(SET EXERCISE): Leave out the pictures and retype only the lines from the opening line to the line that holds "yticks = list(range(0, 2001, 200))", both ends included.

## Begin SOURCE MATERIAL

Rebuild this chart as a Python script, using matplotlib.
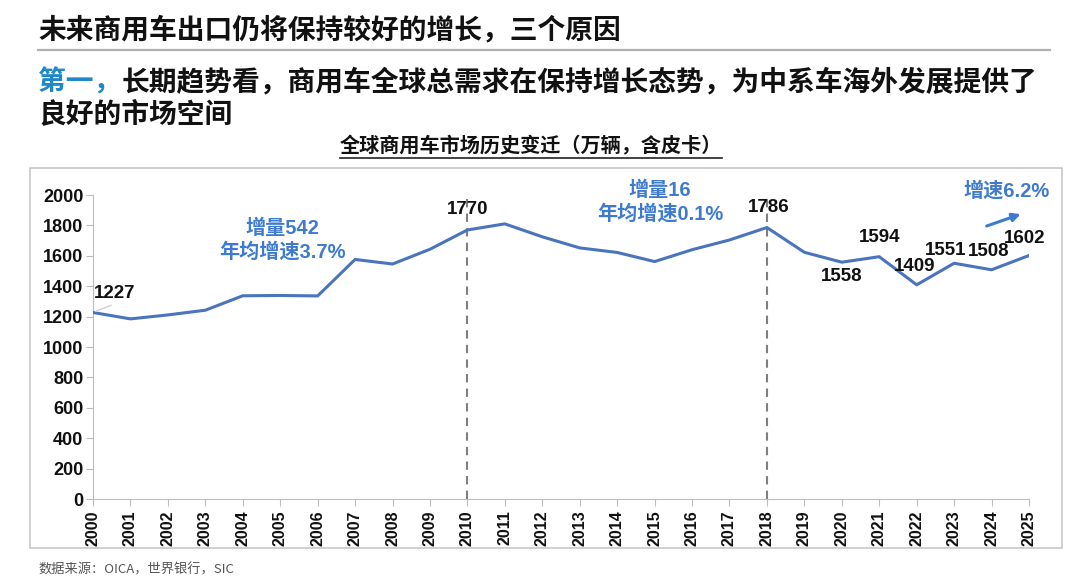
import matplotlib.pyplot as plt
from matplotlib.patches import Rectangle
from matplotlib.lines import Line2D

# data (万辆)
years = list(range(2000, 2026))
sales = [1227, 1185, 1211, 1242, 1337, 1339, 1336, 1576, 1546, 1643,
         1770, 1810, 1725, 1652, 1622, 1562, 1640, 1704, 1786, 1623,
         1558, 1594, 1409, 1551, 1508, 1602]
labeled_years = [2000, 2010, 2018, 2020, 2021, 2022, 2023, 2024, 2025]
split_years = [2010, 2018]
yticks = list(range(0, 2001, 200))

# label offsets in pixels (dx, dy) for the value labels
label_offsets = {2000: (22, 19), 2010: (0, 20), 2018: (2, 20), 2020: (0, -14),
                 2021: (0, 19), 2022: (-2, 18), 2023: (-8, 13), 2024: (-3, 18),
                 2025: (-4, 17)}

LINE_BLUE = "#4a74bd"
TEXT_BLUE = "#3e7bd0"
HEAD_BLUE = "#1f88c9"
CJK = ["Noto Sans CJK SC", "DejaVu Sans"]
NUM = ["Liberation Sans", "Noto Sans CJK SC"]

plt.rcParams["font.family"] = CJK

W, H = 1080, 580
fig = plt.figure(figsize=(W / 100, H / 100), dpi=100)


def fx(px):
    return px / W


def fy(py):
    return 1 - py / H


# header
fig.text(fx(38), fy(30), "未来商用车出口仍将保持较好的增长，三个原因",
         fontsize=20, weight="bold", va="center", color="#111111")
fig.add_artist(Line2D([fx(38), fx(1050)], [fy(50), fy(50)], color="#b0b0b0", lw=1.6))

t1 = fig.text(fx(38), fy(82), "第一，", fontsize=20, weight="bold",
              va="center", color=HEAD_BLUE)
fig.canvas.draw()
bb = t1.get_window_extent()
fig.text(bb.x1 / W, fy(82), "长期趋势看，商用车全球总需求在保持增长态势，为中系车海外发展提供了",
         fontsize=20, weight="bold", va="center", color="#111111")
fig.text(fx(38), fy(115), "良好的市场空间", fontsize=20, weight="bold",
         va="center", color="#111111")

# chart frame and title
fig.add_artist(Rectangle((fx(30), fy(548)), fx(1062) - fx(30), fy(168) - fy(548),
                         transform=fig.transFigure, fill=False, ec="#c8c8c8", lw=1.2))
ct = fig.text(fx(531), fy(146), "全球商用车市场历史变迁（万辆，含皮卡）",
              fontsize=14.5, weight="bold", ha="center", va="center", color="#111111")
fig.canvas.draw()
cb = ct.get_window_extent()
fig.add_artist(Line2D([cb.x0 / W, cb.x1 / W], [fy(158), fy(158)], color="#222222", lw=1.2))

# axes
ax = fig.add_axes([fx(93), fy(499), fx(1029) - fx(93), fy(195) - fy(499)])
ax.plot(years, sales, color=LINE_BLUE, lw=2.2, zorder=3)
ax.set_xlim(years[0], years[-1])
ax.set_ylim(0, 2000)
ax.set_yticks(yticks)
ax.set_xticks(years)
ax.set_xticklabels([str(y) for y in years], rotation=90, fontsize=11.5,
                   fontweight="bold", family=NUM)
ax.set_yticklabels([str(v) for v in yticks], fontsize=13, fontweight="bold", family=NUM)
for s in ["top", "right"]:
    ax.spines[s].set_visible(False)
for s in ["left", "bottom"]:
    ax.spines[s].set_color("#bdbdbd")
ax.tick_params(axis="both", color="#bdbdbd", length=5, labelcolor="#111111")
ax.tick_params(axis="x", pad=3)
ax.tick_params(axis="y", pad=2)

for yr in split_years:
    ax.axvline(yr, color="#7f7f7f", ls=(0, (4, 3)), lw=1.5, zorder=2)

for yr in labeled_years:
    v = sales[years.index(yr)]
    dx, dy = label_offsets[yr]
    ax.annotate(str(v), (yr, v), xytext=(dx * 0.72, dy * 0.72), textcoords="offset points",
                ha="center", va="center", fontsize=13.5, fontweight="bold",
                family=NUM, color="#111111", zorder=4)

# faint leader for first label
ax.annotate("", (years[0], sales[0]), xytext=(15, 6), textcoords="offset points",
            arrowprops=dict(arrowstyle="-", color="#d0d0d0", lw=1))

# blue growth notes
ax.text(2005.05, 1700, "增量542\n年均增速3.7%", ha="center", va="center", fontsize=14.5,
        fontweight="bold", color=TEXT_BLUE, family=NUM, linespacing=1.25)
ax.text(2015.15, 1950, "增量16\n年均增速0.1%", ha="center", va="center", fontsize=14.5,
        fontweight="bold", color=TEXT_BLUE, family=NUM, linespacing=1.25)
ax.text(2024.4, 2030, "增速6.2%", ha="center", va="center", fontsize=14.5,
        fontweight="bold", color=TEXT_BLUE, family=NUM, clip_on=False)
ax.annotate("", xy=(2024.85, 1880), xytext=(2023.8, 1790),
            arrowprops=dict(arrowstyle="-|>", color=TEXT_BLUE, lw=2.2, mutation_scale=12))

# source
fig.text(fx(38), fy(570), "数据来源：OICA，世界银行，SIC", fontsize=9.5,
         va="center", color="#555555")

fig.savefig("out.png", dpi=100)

## End SOURCE MATERIAL

(SOLUTION TO THIS TASK):
Rebuild this chart as a Python script, using matplotlib.
import matplotlib.pyplot as plt
from matplotlib.patches import Rectangle
from matplotlib.lines import Line2D

# data (万辆)
years = list(range(2000, 2026))
sales = [1227, 1185, 1211, 1242, 1337, 1339, 1336, 1576, 1546, 1643,
         1770, 1810, 1725, 1652, 1622, 1562, 1640, 1704, 1786, 1623,
         1558, 1594, 1409, 1551, 1508, 1602]
labeled_years = [2000, 2010, 2018, 2020, 2021, 2022, 2023, 2024, 2025]
split_years = [2010, 2018]
yticks = list(range(0, 2001, 200))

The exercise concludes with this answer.